SET PROBLEM:
Reproduce the material below line by line, beginning with its first line and ending with the line that contains "const mdErr = [4, 4.5, 5.5, 5, 6];"; leave out pictures.

DATA:
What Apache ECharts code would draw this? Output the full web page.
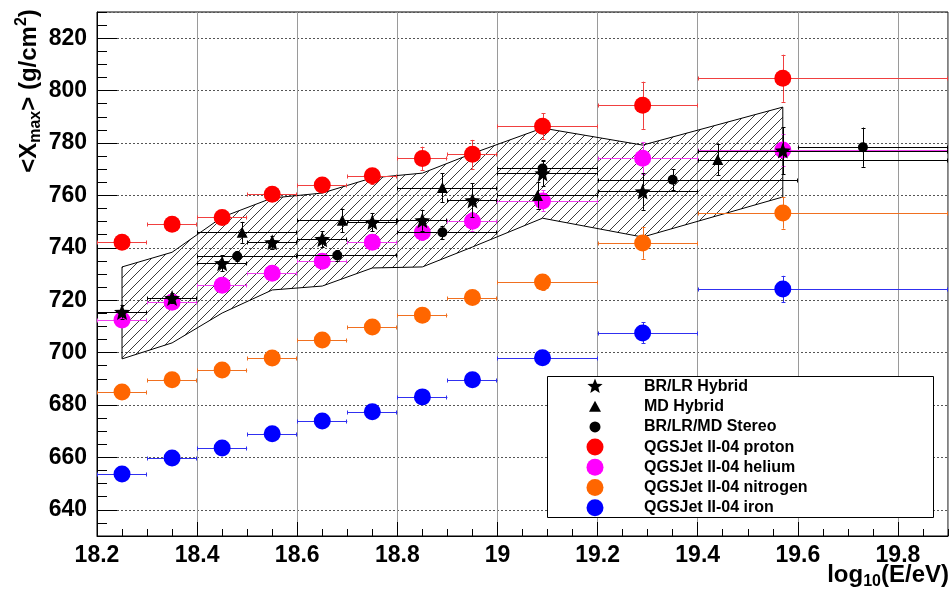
<!DOCTYPE html>
<html><head><meta charset="utf-8">
<script src="https://cdn.jsdelivr.net/npm/echarts@6.0.0/dist/echarts.min.js"></script>
<style>html,body{margin:0;padding:0;background:#fff}#c{width:952px;height:594px}</style>
</head><body><div id="c"></div>
<script>
// ---------- data ----------
const mcX   = [18.25, 18.35, 18.45, 18.55, 18.65, 18.75, 18.85, 18.95, 19.09, 19.29, 19.57];
const mcXLo = [18.2, 18.3, 18.4, 18.5, 18.6, 18.7, 18.8, 18.9, 19.0, 19.2, 19.4];
const mcXHi = [18.3, 18.4, 18.5, 18.6, 18.7, 18.8, 18.9, 19.0, 19.2, 19.4, 19.9];

const protonY   = [742.1, 749.0, 751.6, 760.4, 764.0, 767.5, 774.1, 775.7, 786.4, 794.4, 804.7];
const protonErr = [1.5, 1.5, 2, 2, 2, 3, 4.5, 5.5, 5, 9, 9];
const heliumY   = [712.4, 719.2, 725.7, 730.3, 734.9, 742.1, 745.9, 750.1, 757.9, 774.2, 777.3];
const heliumErr = [1.5, 1.5, 2, 2, 2, 2.5, 3, 3.5, 4, 6, 6];
const nitroY    = [685.0, 689.6, 693.4, 697.9, 704.8, 709.8, 714.3, 721.0, 726.9, 741.8, 753.3];
const nitroErr  = [1, 1, 1.5, 1.5, 1.5, 2, 2, 2.5, 3, 6, 6];
const ironY     = [653.7, 659.8, 663.6, 669.0, 673.9, 677.4, 683.1, 689.6, 698.0, 707.5, 724.3];
const ironErr   = [1, 1, 1, 1.5, 1.5, 1.5, 2, 2, 2.5, 4, 5];

const hybX   = [18.25, 18.35, 18.45, 18.55, 18.65, 18.75, 18.85, 18.95, 19.09, 19.29, 19.57];
const hybXLo = [18.2, 18.3, 18.4, 18.5, 18.6, 18.7, 18.8, 18.9, 19.0, 19.2, 19.4];
const hybXHi = [18.3, 18.4, 18.5, 18.6, 18.7, 18.8, 18.9, 19.0, 19.2, 19.4, 19.9];
const hybY   = [715.5, 720.8, 734.1, 742.1, 743.3, 749.8, 750.5, 758.1, 768.4, 761.5, 777.1];
const hybErr = [2.5, 2, 3, 2.5, 3, 3.5, 4, 6.5, 5, 7, 9];

const mdX   = [18.49, 18.69, 18.89, 19.08, 19.44];
const mdXLo = [18.4, 18.6, 18.8, 19.0, 19.4];
const mdXHi = [18.6, 18.8, 19.0, 19.2, 19.9];
const mdY   = [745.9, 750.5, 763.0, 760.0, 773.7];
const mdErr = [4, 4.5, 5.5, 5, 6];

const stX   = [18.48, 18.68, 18.89, 19.09, 19.35, 19.73];
const stXLo = [18.4, 18.6, 18.8, 19.0, 19.2, 19.6];
const stXHi = [18.6, 18.8, 19.0, 19.2, 19.6, 19.9];
const stY   = [736.8, 737.1, 745.9, 770.3, 766.0, 778.4];
const stErr = [2, 2, 2.5, 3, 4, 7.5];

const bandX  = [18.25, 18.35, 18.45, 18.55, 18.65, 18.75, 18.85, 18.95, 19.09, 19.29, 19.57];
const bandHi = [732.7, 738.3, 751.7, 759.0, 760.9, 766.7, 768.5, 776.0, 785.7, 779.2, 793.7];
const bandLo = [697.6, 703.7, 715.1, 723.9, 725.4, 732.3, 732.7, 740.3, 751.3, 744.1, 759.4];

const seriesNames = ['BR/LR Hybrid', 'MD Hybrid', 'BR/LR/MD Stereo',
  'QGSJet II-04 proton', 'QGSJet II-04 helium', 'QGSJet II-04 nitrogen', 'QGSJet II-04 iron'];

// ---------- style ----------
const F = "'Liberation Sans', Arial, Helvetica, sans-serif";
const STAR_PTS = [[50,0],[62.9,32.2],[97.6,34.5],[70.9,56.8],[79.4,90.5],[50,72],[20.6,90.5],[29.1,56.8],[2.4,34.5],[37.1,32.2]];
const STAR = 'M' + STAR_PTS.map(p => p[0] + ',' + p[1]).join(' L') + ' Z';
const COL = {proton:'#ff0000', helium:'#ff00ff', nitro:'#ff6600', iron:'#0000ff'};
const BARCOL = {proton:'#f04040', helium:'#f040f0', nitro:'#f07020', iron:'#3030f0'};

function hatchCanvas(){
  const c = document.createElement('canvas'); c.width = 10; c.height = 10;
  const g = c.getContext('2d');
  g.strokeStyle = '#3a3a3a'; g.lineWidth = 1;
  g.beginPath();
  g.moveTo(-1, 11); g.lineTo(11, -1);
  g.moveTo(-1, 1); g.lineTo(1, -1);
  g.moveTo(9, 11); g.lineTo(11, 9);
  g.stroke();
  return c;
}
const HATCH = hatchCanvas();

function pack(x, y, lo, hi, e){ return x.map((v, i) => [v, y[i], lo[i], hi[i], e[i]]); }
function px(v){ return Math.round(v) + 0.5; }

function errSeries(name, data, color, z){
  return {
    name: name + ' err', type: 'custom', z: z, silent: true, clip: true,
    encode: {x: 0, y: 1},
    data: data,
    renderItem: function(params, api){
      const x = api.value(0), y = api.value(1), xl = api.value(2), xh = api.value(3), e = api.value(4);
      const l = api.coord([xl, y]), r = api.coord([xh, y]);
      const t = api.coord([x, y + e]), b = api.coord([x, y - e]);
      const yy = px(l[1]), xx = px(t[0]);
      const st = {stroke: color, lineWidth: 1};
      return {type: 'group', children: [
        {type: 'line', shape: {x1: l[0], y1: yy, x2: r[0], y2: yy}, style: st},
        {type: 'line', shape: {x1: px(l[0]), y1: yy - 2, x2: px(l[0]), y2: yy + 2}, style: st},
        {type: 'line', shape: {x1: px(r[0]) - 1, y1: yy - 2, x2: px(r[0]) - 1, y2: yy + 2}, style: st},
        {type: 'line', shape: {x1: xx, y1: t[1], x2: xx, y2: b[1]}, style: st},
        {type: 'line', shape: {x1: xx - 2, y1: px(t[1]), x2: xx + 2, y2: px(t[1])}, style: st},
        {type: 'line', shape: {x1: xx - 2, y1: px(b[1]), x2: xx + 2, y2: px(b[1])}, style: st}
      ]};
    }
  };
}
function markSeries(name, x, y, symbol, size, color, z){
  return {name: name, type: 'scatter', z: z, symbol: symbol, symbolSize: size,
    itemStyle: {color: color, opacity: 1}, data: x.map((v, i) => [v, y[i]]), silent: true};
}

const series = [
  {name: 'band', type: 'custom', z: 1, silent: true, clip: true, encode: {x: 0, y: 1},
   data: [[bandX[0], bandHi[0]]],
   renderItem: function(params, api){
     const pts = [];
     for (let i = 0; i < bandX.length; i++) pts.push(api.coord([bandX[i], bandHi[i]]));
     for (let i = bandX.length - 1; i >= 0; i--) pts.push(api.coord([bandX[i], bandLo[i]]));
     return {type: 'polygon', shape: {points: pts},
       style: {fill: {image: HATCH, repeat: 'repeat'}, stroke: '#000', lineWidth: 1}};
   }},
  errSeries(seriesNames[3], pack(mcX, protonY, mcXLo, mcXHi, protonErr), BARCOL.proton, 2),
  errSeries(seriesNames[4], pack(mcX, heliumY, mcXLo, mcXHi, heliumErr), BARCOL.helium, 2),
  errSeries(seriesNames[5], pack(mcX, nitroY, mcXLo, mcXHi, nitroErr), BARCOL.nitro, 2),
  errSeries(seriesNames[6], pack(mcX, ironY, mcXLo, mcXHi, ironErr), BARCOL.iron, 2),
  markSeries(seriesNames[3], mcX, protonY, 'circle', 17, COL.proton, 3),
  markSeries(seriesNames[4], mcX, heliumY, 'circle', 17, COL.helium, 3),
  markSeries(seriesNames[5], mcX, nitroY, 'circle', 17, COL.nitro, 3),
  markSeries(seriesNames[6], mcX, ironY, 'circle', 17, COL.iron, 3),
  errSeries(seriesNames[0], pack(hybX, hybY, hybXLo, hybXHi, hybErr), '#000', 4),
  errSeries(seriesNames[1], pack(mdX, mdY, mdXLo, mdXHi, mdErr), '#000', 4),
  errSeries(seriesNames[2], pack(stX, stY, stXLo, stXHi, stErr), '#000', 4),
  markSeries(seriesNames[0], hybX, hybY, 'path://' + STAR, 16, '#000', 5),
  markSeries(seriesNames[1], mdX, mdY, 'triangle', 11, '#000', 5),
  markSeries(seriesNames[2], stX, stY, 'circle', 10, '#000', 5)
];

// ---------- legend (drawn as graphic) ----------
const legendIcons = [
  {kind: 'star', size: 16, color: '#000'},
  {kind: 'tri', size: 12, color: '#000'},
  {kind: 'circle', size: 11, color: '#000'},
  {kind: 'circle', size: 17, color: COL.proton},
  {kind: 'circle', size: 17, color: COL.helium},
  {kind: 'circle', size: 17, color: COL.nitro},
  {kind: 'circle', size: 17, color: COL.iron}
];
const LG = {x: 547, y: 376, w: 386, h: 141, iconX: 595, textX: 644, row0: 386.5, rowH: 20.2};
const graphics = [
  {type: 'rect', z: 100, shape: {x: LG.x + 0.5, y: LG.y + 0.5, width: LG.w, height: LG.h},
   style: {fill: '#fff', stroke: '#000', lineWidth: 1}}
];
legendIcons.forEach((ic, i) => {
  const cy = LG.row0 + i * LG.rowH, cx = LG.iconX, s = ic.size;
  if (ic.kind === 'star') {
    graphics.push({type: 'polygon', z: 101,
      shape: {points: STAR_PTS.map(p => [cx - s / 2 + p[0] / 100 * s, cy - s / 2 + p[1] / 100 * s])},
      style: {fill: ic.color}});
  } else if (ic.kind === 'tri') {
    graphics.push({type: 'polygon', z: 101, shape: {points: [[cx, cy - s / 2], [cx + s / 2, cy + s / 2 - 1], [cx - s / 2, cy + s / 2 - 1]]},
      style: {fill: ic.color}});
  } else {
    graphics.push({type: 'circle', z: 101, shape: {cx: cx, cy: cy, r: s / 2}, style: {fill: ic.color}});
  }
  graphics.push({type: 'text', z: 101, x: LG.textX, y: cy,
    style: {text: seriesNames[i], font: 'bold 16px ' + F, fill: '#000', verticalAlign: 'middle', align: 'left'}});
});
// axis titles
graphics.push({type: 'text', z: 101, x: 29, y: 91, rotation: Math.PI / 2,
  style: {text: '{m|<X}{s|max}{m|> (g/cm}{p|2}{m|)}', align: 'center', verticalAlign: 'middle',
    rich: {
      m: {fontSize: 24, fontWeight: 'bold', fontFamily: F, lineHeight: 30, verticalAlign: 'middle', fill: '#000'},
      s: {fontSize: 16, fontWeight: 'bold', fontFamily: F, lineHeight: 12, verticalAlign: 'bottom', fill: '#000'},
      p: {fontSize: 16, fontWeight: 'bold', fontFamily: F, lineHeight: 12, verticalAlign: 'top', fill: '#000'}
    }}});
graphics.push({type: 'text', z: 101, x: 949, y: 575,
  style: {text: '{m|log}{s|10}{m|(E/eV)}', align: 'right', verticalAlign: 'middle',
    rich: {
      m: {fontSize: 24, fontWeight: 'bold', fontFamily: F, lineHeight: 30, verticalAlign: 'middle', fill: '#000'},
      s: {fontSize: 16, fontWeight: 'bold', fontFamily: F, lineHeight: 12, verticalAlign: 'bottom', fill: '#000'}
    }}});

const labelStyle = {fontSize: 23, fontWeight: 'bold', fontFamily: F, color: '#000'};

const option = {
  animation: false,
  backgroundColor: '#fff',
  grid: {left: 97, right: 4, top: 12, bottom: 58, show: true, borderColor: '#000', borderWidth: 1, backgroundColor: 'transparent'},
  xAxis: [
    {type: 'value', min: 18.2, max: 19.9, interval: 0.2, position: 'bottom',
     axisLine: {show: true, lineStyle: {color: '#000', width: 1}},
     axisTick: {show: true, inside: true, length: 14, lineStyle: {color: '#000'}},
     axisLabel: Object.assign({showMaxLabel: false, margin: 8,
       formatter: v => String(Math.round(v * 10) / 10)}, labelStyle),
     splitLine: {show: true, lineStyle: {color: '#9a9a9a', width: 1, type: 'solid'}}},
    {type: 'value', min: 18.2, max: 19.9, interval: 0.05, position: 'bottom', offset: 0,
     axisLine: {show: false}, axisLabel: {show: false}, splitLine: {show: false},
     axisTick: {show: true, inside: true, length: 7, lineStyle: {color: '#000'}}}
  ],
  yAxis: [
    {type: 'value', min: 630, max: 830, splitNumber: 10, position: 'left',
     axisLine: {show: true, lineStyle: {color: '#000', width: 1}},
     axisTick: {show: true, inside: true, length: 20, lineStyle: {color: '#000'}},
     axisLabel: Object.assign({showMinLabel: false, showMaxLabel: false, margin: 10}, labelStyle),
     splitLine: {show: true, lineStyle: {color: '#555', width: 1, type: [2, 2]}}},
    {type: 'value', min: 630, max: 830, interval: 5, position: 'left', offset: 0,
     axisLine: {show: false}, axisLabel: {show: false}, splitLine: {show: false},
     axisTick: {show: true, inside: true, length: 10, lineStyle: {color: '#000'}}}
  ],
  series: series,
  graphic: graphics
};

const chart = echarts.init(document.getElementById('c'), null, {renderer: 'canvas'});
chart.setOption(option);
</script>
</body></html>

TASK RESULT:
What Apache ECharts code would draw this? Output the full web page.
<!DOCTYPE html>
<html><head><meta charset="utf-8">
<script src="https://cdn.jsdelivr.net/npm/echarts@6.0.0/dist/echarts.min.js"></script>
<style>html,body{margin:0;padding:0;background:#fff}#c{width:952px;height:594px}</style>
</head><body><div id="c"></div>
<script>
// ---------- data ----------
const mcX   = [18.25, 18.35, 18.45, 18.55, 18.65, 18.75, 18.85, 18.95, 19.09, 19.29, 19.57];
const mcXLo = [18.2, 18.3, 18.4, 18.5, 18.6, 18.7, 18.8, 18.9, 19.0, 19.2, 19.4];
const mcXHi = [18.3, 18.4, 18.5, 18.6, 18.7, 18.8, 18.9, 19.0, 19.2, 19.4, 19.9];

const protonY   = [742.1, 749.0, 751.6, 760.4, 764.0, 767.5, 774.1, 775.7, 786.4, 794.4, 804.7];
const protonErr = [1.5, 1.5, 2, 2, 2, 3, 4.5, 5.5, 5, 9, 9];
const heliumY   = [712.4, 719.2, 725.7, 730.3, 734.9, 742.1, 745.9, 750.1, 757.9, 774.2, 777.3];
const heliumErr = [1.5, 1.5, 2, 2, 2, 2.5, 3, 3.5, 4, 6, 6];
const nitroY    = [685.0, 689.6, 693.4, 697.9, 704.8, 709.8, 714.3, 721.0, 726.9, 741.8, 753.3];
const nitroErr  = [1, 1, 1.5, 1.5, 1.5, 2, 2, 2.5, 3, 6, 6];
const ironY     = [653.7, 659.8, 663.6, 669.0, 673.9, 677.4, 683.1, 689.6, 698.0, 707.5, 724.3];
const ironErr   = [1, 1, 1, 1.5, 1.5, 1.5, 2, 2, 2.5, 4, 5];

const hybX   = [18.25, 18.35, 18.45, 18.55, 18.65, 18.75, 18.85, 18.95, 19.09, 19.29, 19.57];
const hybXLo = [18.2, 18.3, 18.4, 18.5, 18.6, 18.7, 18.8, 18.9, 19.0, 19.2, 19.4];
const hybXHi = [18.3, 18.4, 18.5, 18.6, 18.7, 18.8, 18.9, 19.0, 19.2, 19.4, 19.9];
const hybY   = [715.5, 720.8, 734.1, 742.1, 743.3, 749.8, 750.5, 758.1, 768.4, 761.5, 777.1];
const hybErr = [2.5, 2, 3, 2.5, 3, 3.5, 4, 6.5, 5, 7, 9];

const mdX   = [18.49, 18.69, 18.89, 19.08, 19.44];
const mdXLo = [18.4, 18.6, 18.8, 19.0, 19.4];
const mdXHi = [18.6, 18.8, 19.0, 19.2, 19.9];
const mdY   = [745.9, 750.5, 763.0, 760.0, 773.7];
const mdErr = [4, 4.5, 5.5, 5, 6];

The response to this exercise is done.